具体来说,原始时代人们在石器和骨器上刻上各种各样的花纹,虽然这些花纹没有任何实际用途,反而或多或少损害了工具表面的坚实,然而对于原始人来说,这些附加于工具之上的图案却有极重要的作用。他们认为它具有一种不可思议的魔力和巫术的性质,可以帮助他在与大自然的斗争中获得胜利[887]。这实际上是这些艺术性因素对于人类共同意识形态的聚合作用在原始人蒙昧的观念中折光的反映。原始人中盛行的文身也具有同样的性质,因为工具也不过是人的身体的延长而已。至于洞穴壁画、雕刻、祭坛等等,则更是整个氏族或部落精神的象征,被认为是他们生存和发展的可靠保障。

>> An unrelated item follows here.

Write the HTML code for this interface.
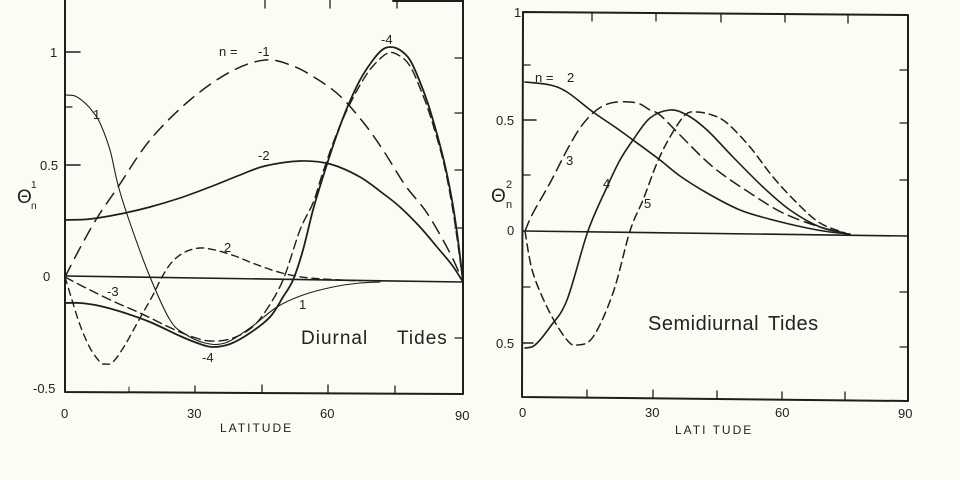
<!DOCTYPE html>
<html>
<head>
<meta charset="utf-8">
<style>
html,body{margin:0;padding:0;background:#fcfcf4;}
svg{display:block;}
text{font-family:"Liberation Sans",sans-serif;fill:#222;}
</style>
</head>
<body>
<svg id="chart" width="960" height="480" viewBox="0 0 960 480" xmlns="http://www.w3.org/2000/svg">
<rect width="960" height="480" fill="#fcfcf4"/>
<g fill="none" stroke="#1e1e1e" stroke-linejoin="round" stroke-linecap="round">
  <!-- LEFT PANEL FRAME -->
  <polyline points="65,0 65,392 463,394 463,0" stroke-width="2"/>
  <line x1="393" y1="1" x2="463" y2="1" stroke-width="2"/>
  <line x1="65" y1="52" x2="80" y2="52" stroke-width="1.5"/>
  <line x1="65" y1="107" x2="72" y2="107" stroke-width="1.2"/>
  <line x1="65" y1="165" x2="80" y2="165" stroke-width="1.5"/>
  <line x1="455" y1="58" x2="463" y2="58" stroke-width="1.3"/>
  <line x1="455" y1="113" x2="463" y2="113" stroke-width="1.3"/>
  <line x1="455" y1="170" x2="463" y2="170" stroke-width="1.3"/>
  <line x1="455" y1="228" x2="463" y2="228" stroke-width="1.3"/>
  <line x1="455" y1="338" x2="463" y2="338" stroke-width="1.3"/>
  <line x1="265" y1="0" x2="265" y2="8" stroke-width="1.3"/>
  <line x1="330" y1="0" x2="330" y2="8" stroke-width="1.3"/>
  <line x1="397" y1="0" x2="397" y2="8" stroke-width="1.3"/>
  <line x1="129" y1="387" x2="129" y2="392" stroke-width="1"/>
  <line x1="195" y1="386" x2="195" y2="393" stroke-width="1.3"/>
  <line x1="262" y1="385" x2="262" y2="393" stroke-width="1.3"/>
  <line x1="328" y1="385" x2="328" y2="393" stroke-width="1.3"/>
  <line x1="395" y1="386" x2="395" y2="394" stroke-width="1.3"/>
  <line x1="65" y1="276" x2="463" y2="282" stroke-width="1.6"/>

  <polyline class="sm" stroke-width="1.5" stroke-dasharray="13 8" points="65,277 80,248 97,218 118,187 150,140 190,100 230,72 265,60 293,66 317,79 340,96 363,122 383,150 405,185 427,213 450,253 463,282"/>
  <polyline class="sm" stroke-width="1.7" points="65,220 90,219 120,214 150,207 180,198 210,187 240,175 265,166 300,161 330,164 360,177 385,195 400,207 420,227 437,247 452,265 463,282"/>
  <polyline class="sm" stroke-width="1.1" points="65,95 75,96 85,103 93,112 100,123 110,150 118,185 130,223 150,277 170,320 185,334 205,343 225,343 250,328 277,307 303,295 333,287 360,283 380,282"/>
  <polyline class="sm" stroke-width="1.8" points="65,303 80,303 100,306 125,313 150,322 180,336 200,344 213,347 230,344 250,333 270,317 283,297 293,280 303,250 313,210 322,180 335,140 347,108 360,80 373,60 382,50 390,47 400,50 410,60 420,82 430,110 443,157 452,200 458,240 463,282"/>
  <polyline class="sm" stroke-width="1.4" stroke-dasharray="9 5" points="65,277 90,290 117,303 140,313 173,329 193,337 210,341 230,339 250,329 265,312 283,280 300,230 313,203 322,175 335,138 347,110 360,85 373,66 388,53 400,56 410,66 420,88 430,115 443,160 452,205 458,245 463,282"/>
  <polyline class="sm" stroke-width="1.4" stroke-dasharray="7 5" points="65,277 72,300 80,325 90,348 100,362 105,364 113,362 125,345 140,318 153,295 162,277 172,262 185,252 200,248 215,250 235,256 255,264 282,273 310,278 360,281"/>

  <!-- RIGHT PANEL FRAME -->
  <polyline points="523,12 908,15 908,401 522,397 523,12" stroke-width="2"/>
  <line x1="523" y1="65" x2="530" y2="65" stroke-width="1.3"/>
  <line x1="523" y1="120" x2="536" y2="120" stroke-width="1.5"/>
  <line x1="523" y1="175" x2="530" y2="175" stroke-width="1.3"/>
  <line x1="523" y1="287" x2="530" y2="287" stroke-width="1.3"/>
  <line x1="523" y1="343" x2="533" y2="343" stroke-width="1.5"/>
  <line x1="900" y1="70" x2="908" y2="70" stroke-width="1.3"/>
  <line x1="900" y1="123" x2="908" y2="123" stroke-width="1.3"/>
  <line x1="900" y1="180" x2="908" y2="180" stroke-width="1.3"/>
  <line x1="900" y1="292" x2="908" y2="292" stroke-width="1.3"/>
  <line x1="900" y1="347" x2="908" y2="347" stroke-width="1.3"/>
  <line x1="592" y1="13" x2="592" y2="21" stroke-width="1.3"/>
  <line x1="656" y1="13" x2="656" y2="21" stroke-width="1.3"/>
  <line x1="721" y1="14" x2="721" y2="22" stroke-width="1.3"/>
  <line x1="785" y1="14" x2="785" y2="22" stroke-width="1.3"/>
  <line x1="848" y1="15" x2="848" y2="23" stroke-width="1.3"/>
  <line x1="587" y1="390" x2="587" y2="398" stroke-width="1.3"/>
  <line x1="653" y1="390" x2="653" y2="398" stroke-width="1.3"/>
  <line x1="717" y1="391" x2="717" y2="399" stroke-width="1.3"/>
  <line x1="782" y1="392" x2="782" y2="400" stroke-width="1.3"/>
  <line x1="845" y1="392" x2="845" y2="400" stroke-width="1.3"/>
  <line x1="523" y1="231" x2="908" y2="236" stroke-width="1.6"/>

  <polyline class="sm" stroke-width="1.6" points="525,82 550,85 567,92 593,112 615,127 633,140 660,160 680,176 707,193 740,210 773,220 807,228 830,232 850,234"/>
  <polyline class="sm" stroke-width="1.5" stroke-dasharray="11 6" points="525,231 533,213 550,183 567,150 580,128 593,113 605,105 617,102 630,102 640,104 650,110 660,115 680,135 713,167 750,193 783,213 820,227 845,233"/>
  <polyline class="sm" stroke-width="1.6" points="525,348 535,345 550,327 567,300 588,231 607,187 620,160 633,140 650,118 670,110 687,115 707,130 733,157 763,187 790,210 820,227 845,233"/>
  <polyline class="sm" stroke-width="1.5" stroke-dasharray="8 5" points="525,231 533,273 550,313 567,340 577,345 593,337 613,293 630,231 643,200 657,163 670,137 685,115 697,112 712,115 727,123 750,147 773,177 797,203 820,223 845,233"/>
</g>

<g font-size="13">
  <text x="50" y="57">1</text>
  <text x="40" y="170">0.5</text>
  <text x="43" y="281">0</text>
  <text x="33" y="393">-0.5</text>
  <text x="61" y="418">0</text>
  <text x="187" y="418">30</text>
  <text x="320" y="418">60</text>
  <text x="455" y="420">90</text>
  <text x="220" y="432" letter-spacing="2" font-size="12">LATITUDE</text>
</g>
<text x="17" y="203" font-size="19">Θ</text>
<text x="31" y="188" font-size="10">1</text>
<text x="31" y="209" font-size="10">n</text>

<g font-size="13">
  <text x="219" y="56">n =</text>
  <text x="258" y="56">-1</text>
  <text x="93" y="119">1</text>
  <text x="258" y="160">-2</text>
  <text x="381" y="44">-4</text>
  <text x="224" y="252">2</text>
  <text x="107" y="296">-3</text>
  <text x="299" y="309">1</text>
  <text x="202" y="362">-4</text>
</g>
<text x="301" y="344" font-size="19" letter-spacing="1">Diurnal</text>
<text x="397" y="344" font-size="19" letter-spacing="1">Tides</text>

<g font-size="13">
  <text x="514" y="17">1</text>
  <text x="496" y="125">0.5</text>
  <text x="507" y="235">0</text>
  <text x="496" y="348">0.5</text>
  <text x="519" y="417">0</text>
  <text x="645" y="417">30</text>
  <text x="775" y="417">60</text>
  <text x="898" y="418">90</text>
  <text x="675" y="434" letter-spacing="2" font-size="12">LATI TUDE</text>
</g>
<text x="491" y="202" font-size="19">Θ</text>
<text x="506" y="188" font-size="11">2</text>
<text x="506" y="208" font-size="11">n</text>
<g font-size="13">
  <text x="535" y="82">n =</text>
  <text x="567" y="82">2</text>
  <text x="566" y="165">3</text>
  <text x="603" y="188">4</text>
  <text x="644" y="208">5</text>
</g>
<text x="648" y="330" font-size="20" letter-spacing="0.5">Semidiurnal</text>
<text x="768" y="330" font-size="20" letter-spacing="0.5">Tides</text>
</svg>
<script>
(function(){
  var NS="http://www.w3.org/2000/svg";
  var pls=document.querySelectorAll("polyline.sm");
  for(var i=0;i<pls.length;i++){
    var pl=pls[i];
    var pts=pl.getAttribute("points").trim().split(/\s+/).map(function(s){var a=s.split(",");return [+a[0],+a[1]];});
    var d="M"+pts[0][0]+","+pts[0][1];
    for(var j=0;j<pts.length-1;j++){
      var p0=pts[j-1]||pts[j],p1=pts[j],p2=pts[j+1],p3=pts[j+2]||pts[j+1];
      var c1x=p1[0]+(p2[0]-p0[0])/6,c1y=p1[1]+(p2[1]-p0[1])/6;
      var c2x=p2[0]-(p3[0]-p1[0])/6,c2y=p2[1]-(p3[1]-p1[1])/6;
      d+=" C"+c1x.toFixed(1)+","+c1y.toFixed(1)+" "+c2x.toFixed(1)+","+c2y.toFixed(1)+" "+p2[0]+","+p2[1];
    }
    var path=document.createElementNS(NS,"path");
    path.setAttribute("d",d);
    ["stroke-width","stroke-dasharray"].forEach(function(a){if(pl.getAttribute(a))path.setAttribute(a,pl.getAttribute(a));});
    pl.parentNode.replaceChild(path,pl);
  }
})();
</script>
</body>
</html>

不过在原始的生产劳动中,艺术性因素归根结底还是处于附属地位,随时都要以生产劳动的实际效益为转移,否则原始人类就无法生存。在形式上,艺术因素受到工具、用具本身实用形式的限制;在内容上,它们描绘的几乎全是生产对象、狩猎对象;而在利用方式上,则完全视其与生产结果的(想象的)关系而定,被认为以其魔力促进了生产的作品被一再重复、强调,而其他的则被弃置不顾,根本不考虑其艺术水平和艺术价值[888]。艺术本身的本质在这时还只是潜伏着的。